[Entries with chart source code]
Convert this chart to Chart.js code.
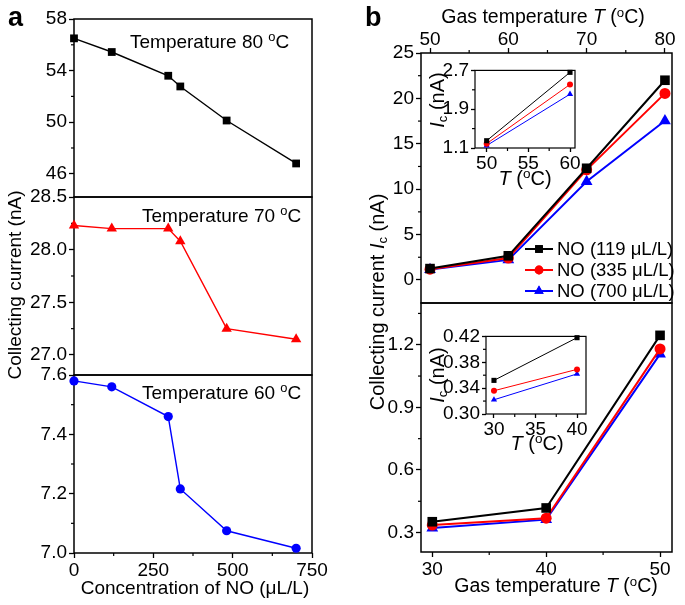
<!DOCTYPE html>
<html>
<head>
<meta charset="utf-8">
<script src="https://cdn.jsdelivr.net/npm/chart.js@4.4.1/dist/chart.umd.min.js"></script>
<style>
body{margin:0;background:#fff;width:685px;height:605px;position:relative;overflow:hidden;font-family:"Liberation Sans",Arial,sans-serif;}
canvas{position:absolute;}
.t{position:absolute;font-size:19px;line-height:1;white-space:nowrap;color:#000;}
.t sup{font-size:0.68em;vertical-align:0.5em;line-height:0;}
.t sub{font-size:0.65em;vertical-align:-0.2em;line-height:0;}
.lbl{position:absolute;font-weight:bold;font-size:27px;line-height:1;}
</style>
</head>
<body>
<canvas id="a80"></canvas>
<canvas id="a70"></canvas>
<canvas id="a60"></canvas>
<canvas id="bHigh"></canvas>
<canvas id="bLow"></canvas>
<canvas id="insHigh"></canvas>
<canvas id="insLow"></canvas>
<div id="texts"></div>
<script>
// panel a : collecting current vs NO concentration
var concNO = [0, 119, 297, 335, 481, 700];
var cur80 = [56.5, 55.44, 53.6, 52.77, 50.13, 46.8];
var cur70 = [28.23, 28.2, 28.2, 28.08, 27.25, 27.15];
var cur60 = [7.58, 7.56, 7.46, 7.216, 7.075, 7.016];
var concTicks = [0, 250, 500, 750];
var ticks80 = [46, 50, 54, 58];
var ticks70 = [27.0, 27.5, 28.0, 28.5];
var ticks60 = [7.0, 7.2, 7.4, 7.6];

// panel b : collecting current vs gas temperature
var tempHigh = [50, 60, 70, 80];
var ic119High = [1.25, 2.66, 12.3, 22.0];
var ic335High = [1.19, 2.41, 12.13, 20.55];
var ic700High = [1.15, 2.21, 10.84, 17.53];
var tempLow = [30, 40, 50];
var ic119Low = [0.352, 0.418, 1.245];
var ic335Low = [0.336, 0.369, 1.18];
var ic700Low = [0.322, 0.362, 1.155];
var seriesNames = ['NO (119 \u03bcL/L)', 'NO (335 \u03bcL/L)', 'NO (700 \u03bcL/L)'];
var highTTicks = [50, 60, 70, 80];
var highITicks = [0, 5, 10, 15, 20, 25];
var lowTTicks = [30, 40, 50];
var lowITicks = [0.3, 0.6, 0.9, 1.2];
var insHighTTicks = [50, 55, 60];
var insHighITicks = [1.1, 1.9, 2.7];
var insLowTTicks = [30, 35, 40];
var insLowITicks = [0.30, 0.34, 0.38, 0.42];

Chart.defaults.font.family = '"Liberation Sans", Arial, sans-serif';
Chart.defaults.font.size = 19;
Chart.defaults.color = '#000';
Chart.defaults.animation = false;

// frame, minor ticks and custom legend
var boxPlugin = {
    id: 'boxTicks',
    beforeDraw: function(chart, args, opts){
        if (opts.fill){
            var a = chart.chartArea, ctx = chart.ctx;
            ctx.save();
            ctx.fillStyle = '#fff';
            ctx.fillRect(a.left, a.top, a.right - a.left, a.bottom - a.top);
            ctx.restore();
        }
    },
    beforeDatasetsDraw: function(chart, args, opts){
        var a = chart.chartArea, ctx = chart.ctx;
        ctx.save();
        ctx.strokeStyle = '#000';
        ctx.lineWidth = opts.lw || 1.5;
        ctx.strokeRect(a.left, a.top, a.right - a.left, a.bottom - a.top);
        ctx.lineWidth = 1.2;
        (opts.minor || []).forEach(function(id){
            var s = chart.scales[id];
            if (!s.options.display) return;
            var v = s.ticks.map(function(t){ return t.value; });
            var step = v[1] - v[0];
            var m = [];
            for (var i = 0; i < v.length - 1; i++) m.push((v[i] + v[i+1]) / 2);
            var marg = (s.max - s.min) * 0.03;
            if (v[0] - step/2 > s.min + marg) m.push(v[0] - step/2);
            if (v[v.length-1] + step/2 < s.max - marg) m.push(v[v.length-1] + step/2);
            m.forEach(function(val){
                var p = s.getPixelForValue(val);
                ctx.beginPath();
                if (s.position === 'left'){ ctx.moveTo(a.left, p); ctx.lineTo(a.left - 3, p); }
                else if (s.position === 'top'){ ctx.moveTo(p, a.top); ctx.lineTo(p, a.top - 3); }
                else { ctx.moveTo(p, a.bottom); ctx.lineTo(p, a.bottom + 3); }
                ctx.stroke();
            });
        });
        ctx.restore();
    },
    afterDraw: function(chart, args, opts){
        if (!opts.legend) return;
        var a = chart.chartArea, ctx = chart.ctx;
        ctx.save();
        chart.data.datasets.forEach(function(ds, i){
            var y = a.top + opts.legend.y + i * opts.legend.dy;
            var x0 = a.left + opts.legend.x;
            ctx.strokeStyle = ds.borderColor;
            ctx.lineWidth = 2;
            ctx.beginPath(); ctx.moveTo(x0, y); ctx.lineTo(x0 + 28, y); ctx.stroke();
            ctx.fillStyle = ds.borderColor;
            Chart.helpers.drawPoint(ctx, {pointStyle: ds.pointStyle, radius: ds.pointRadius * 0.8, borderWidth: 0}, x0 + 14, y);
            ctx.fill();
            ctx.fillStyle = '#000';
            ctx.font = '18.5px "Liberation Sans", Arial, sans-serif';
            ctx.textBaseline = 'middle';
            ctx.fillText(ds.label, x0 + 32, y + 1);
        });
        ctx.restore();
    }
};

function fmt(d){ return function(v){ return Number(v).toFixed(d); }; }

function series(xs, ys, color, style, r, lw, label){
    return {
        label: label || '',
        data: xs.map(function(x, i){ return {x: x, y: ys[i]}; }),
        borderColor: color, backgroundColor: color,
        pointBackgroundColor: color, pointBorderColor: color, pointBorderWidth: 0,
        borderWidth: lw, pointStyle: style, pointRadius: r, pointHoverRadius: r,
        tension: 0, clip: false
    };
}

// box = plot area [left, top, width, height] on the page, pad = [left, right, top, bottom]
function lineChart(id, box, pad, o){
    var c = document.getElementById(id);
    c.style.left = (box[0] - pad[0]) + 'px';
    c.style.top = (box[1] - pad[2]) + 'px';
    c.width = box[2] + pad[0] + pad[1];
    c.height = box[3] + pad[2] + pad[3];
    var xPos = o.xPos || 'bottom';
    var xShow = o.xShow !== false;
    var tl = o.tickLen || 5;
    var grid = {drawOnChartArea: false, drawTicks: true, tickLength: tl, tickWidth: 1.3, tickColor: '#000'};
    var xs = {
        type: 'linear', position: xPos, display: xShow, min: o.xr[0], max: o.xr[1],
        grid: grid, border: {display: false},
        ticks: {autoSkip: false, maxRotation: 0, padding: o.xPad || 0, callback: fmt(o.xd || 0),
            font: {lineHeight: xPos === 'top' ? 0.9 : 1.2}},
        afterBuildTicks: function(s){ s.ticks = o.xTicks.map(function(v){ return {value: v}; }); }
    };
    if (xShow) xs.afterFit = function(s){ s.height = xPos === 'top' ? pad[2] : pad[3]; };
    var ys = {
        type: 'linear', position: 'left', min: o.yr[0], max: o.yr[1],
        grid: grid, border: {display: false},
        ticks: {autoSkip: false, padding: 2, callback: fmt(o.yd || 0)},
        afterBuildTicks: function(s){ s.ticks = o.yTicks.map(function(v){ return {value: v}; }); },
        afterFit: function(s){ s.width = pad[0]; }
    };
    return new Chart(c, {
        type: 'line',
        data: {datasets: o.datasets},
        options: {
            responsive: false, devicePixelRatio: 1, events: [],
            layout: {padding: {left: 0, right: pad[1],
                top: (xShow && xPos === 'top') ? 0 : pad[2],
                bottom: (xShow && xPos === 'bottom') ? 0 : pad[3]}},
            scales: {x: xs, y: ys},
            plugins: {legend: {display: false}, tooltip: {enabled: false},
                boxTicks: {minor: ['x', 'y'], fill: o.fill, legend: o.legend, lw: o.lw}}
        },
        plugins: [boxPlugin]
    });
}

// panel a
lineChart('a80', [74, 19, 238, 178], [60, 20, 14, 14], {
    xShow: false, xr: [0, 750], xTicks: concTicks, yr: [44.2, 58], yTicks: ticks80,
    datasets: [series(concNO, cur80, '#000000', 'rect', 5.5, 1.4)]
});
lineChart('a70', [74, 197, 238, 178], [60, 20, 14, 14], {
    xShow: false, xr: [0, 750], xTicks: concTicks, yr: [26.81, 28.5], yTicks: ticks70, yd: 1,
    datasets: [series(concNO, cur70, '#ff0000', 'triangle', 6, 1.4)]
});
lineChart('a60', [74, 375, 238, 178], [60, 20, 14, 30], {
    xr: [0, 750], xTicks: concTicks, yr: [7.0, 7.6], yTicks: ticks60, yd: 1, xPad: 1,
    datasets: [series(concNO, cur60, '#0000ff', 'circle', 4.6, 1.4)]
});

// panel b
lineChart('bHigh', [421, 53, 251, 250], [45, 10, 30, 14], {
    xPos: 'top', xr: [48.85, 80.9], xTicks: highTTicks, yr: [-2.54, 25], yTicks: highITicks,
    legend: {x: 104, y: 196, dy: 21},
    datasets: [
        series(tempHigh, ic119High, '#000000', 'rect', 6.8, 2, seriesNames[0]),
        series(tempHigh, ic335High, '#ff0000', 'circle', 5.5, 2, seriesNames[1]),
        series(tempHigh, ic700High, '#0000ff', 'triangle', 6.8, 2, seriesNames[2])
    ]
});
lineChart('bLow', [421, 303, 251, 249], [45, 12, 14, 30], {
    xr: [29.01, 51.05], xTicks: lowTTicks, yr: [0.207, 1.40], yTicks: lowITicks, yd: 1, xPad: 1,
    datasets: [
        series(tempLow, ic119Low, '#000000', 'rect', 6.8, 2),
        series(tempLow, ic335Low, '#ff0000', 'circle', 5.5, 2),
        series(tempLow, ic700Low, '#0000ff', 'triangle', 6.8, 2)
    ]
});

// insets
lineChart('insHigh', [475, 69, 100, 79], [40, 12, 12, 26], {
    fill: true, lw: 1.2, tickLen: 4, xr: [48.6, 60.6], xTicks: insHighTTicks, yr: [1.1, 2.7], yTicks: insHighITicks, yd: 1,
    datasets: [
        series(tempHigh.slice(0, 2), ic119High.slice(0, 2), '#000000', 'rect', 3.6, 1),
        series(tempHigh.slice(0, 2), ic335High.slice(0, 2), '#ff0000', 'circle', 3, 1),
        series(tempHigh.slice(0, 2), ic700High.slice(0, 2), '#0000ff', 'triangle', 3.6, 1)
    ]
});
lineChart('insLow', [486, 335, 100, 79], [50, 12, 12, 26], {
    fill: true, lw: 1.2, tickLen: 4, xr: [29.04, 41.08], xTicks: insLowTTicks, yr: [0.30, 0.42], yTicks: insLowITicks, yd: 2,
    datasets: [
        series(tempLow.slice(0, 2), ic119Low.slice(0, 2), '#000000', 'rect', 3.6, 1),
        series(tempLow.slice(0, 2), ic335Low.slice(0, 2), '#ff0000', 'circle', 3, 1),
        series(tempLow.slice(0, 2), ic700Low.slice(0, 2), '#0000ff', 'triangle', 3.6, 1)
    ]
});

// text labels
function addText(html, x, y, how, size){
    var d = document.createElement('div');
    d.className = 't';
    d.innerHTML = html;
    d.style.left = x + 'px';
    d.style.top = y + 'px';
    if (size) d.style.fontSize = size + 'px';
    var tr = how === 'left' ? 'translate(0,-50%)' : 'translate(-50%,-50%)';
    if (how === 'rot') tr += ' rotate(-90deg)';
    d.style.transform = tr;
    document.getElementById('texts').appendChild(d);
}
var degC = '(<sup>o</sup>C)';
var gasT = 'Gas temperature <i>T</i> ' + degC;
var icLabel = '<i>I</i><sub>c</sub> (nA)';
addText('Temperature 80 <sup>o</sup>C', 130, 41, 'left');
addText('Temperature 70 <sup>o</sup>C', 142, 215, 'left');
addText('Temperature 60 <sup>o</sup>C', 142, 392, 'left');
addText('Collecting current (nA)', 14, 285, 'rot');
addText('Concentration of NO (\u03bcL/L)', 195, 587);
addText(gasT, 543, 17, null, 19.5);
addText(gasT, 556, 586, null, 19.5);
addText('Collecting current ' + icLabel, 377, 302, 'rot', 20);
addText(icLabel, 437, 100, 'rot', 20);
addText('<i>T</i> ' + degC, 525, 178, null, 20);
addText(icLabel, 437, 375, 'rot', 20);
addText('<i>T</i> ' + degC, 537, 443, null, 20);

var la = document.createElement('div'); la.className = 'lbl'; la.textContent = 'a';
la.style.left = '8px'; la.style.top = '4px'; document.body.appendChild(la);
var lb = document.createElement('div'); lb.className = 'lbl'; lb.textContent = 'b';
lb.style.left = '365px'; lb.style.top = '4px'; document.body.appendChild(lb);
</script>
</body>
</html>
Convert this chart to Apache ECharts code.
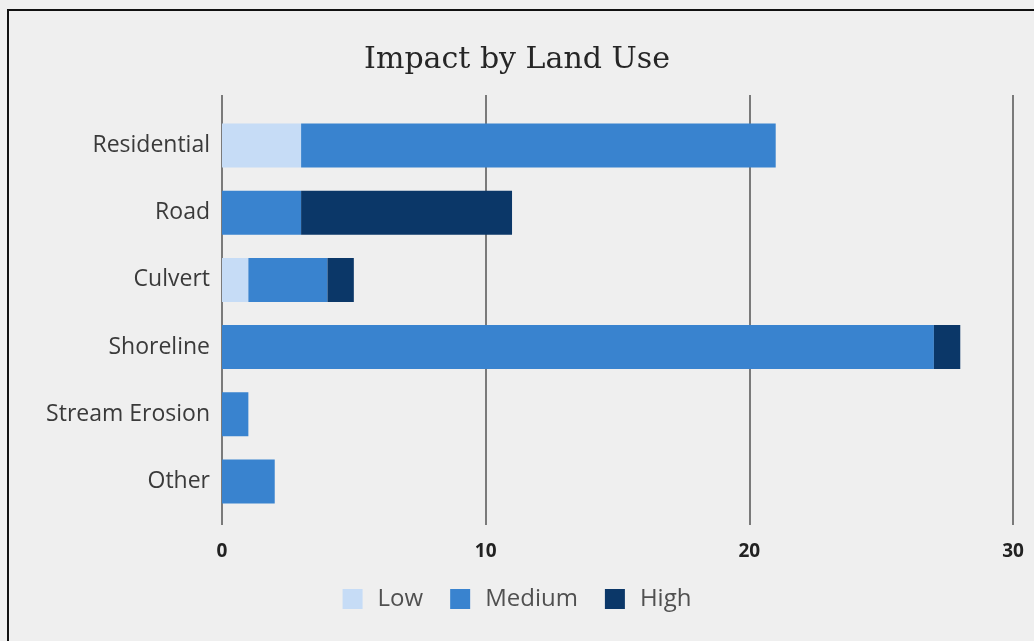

Directions for this task
Repeat, with no pictures, each line from the beginning of the data through the line containing "var ticks60 = [7.0, 7.2, 7.4, 7.6];", inclusive.

Finished answer
Convert this chart to Chart.js code.
<!DOCTYPE html>
<html>
<head>
<meta charset="utf-8">
<script src="https://cdn.jsdelivr.net/npm/chart.js@4.4.1/dist/chart.umd.min.js"></script>
<style>
body{margin:0;background:#fff;width:685px;height:605px;position:relative;overflow:hidden;font-family:"Liberation Sans",Arial,sans-serif;}
canvas{position:absolute;}
.t{position:absolute;font-size:19px;line-height:1;white-space:nowrap;color:#000;}
.t sup{font-size:0.68em;vertical-align:0.5em;line-height:0;}
.t sub{font-size:0.65em;vertical-align:-0.2em;line-height:0;}
.lbl{position:absolute;font-weight:bold;font-size:27px;line-height:1;}
</style>
</head>
<body>
<canvas id="a80"></canvas>
<canvas id="a70"></canvas>
<canvas id="a60"></canvas>
<canvas id="bHigh"></canvas>
<canvas id="bLow"></canvas>
<canvas id="insHigh"></canvas>
<canvas id="insLow"></canvas>
<div id="texts"></div>
<script>
// panel a : collecting current vs NO concentration
var concNO = [0, 119, 297, 335, 481, 700];
var cur80 = [56.5, 55.44, 53.6, 52.77, 50.13, 46.8];
var cur70 = [28.23, 28.2, 28.2, 28.08, 27.25, 27.15];
var cur60 = [7.58, 7.56, 7.46, 7.216, 7.075, 7.016];
var concTicks = [0, 250, 500, 750];
var ticks80 = [46, 50, 54, 58];
var ticks70 = [27.0, 27.5, 28.0, 28.5];
var ticks60 = [7.0, 7.2, 7.4, 7.6];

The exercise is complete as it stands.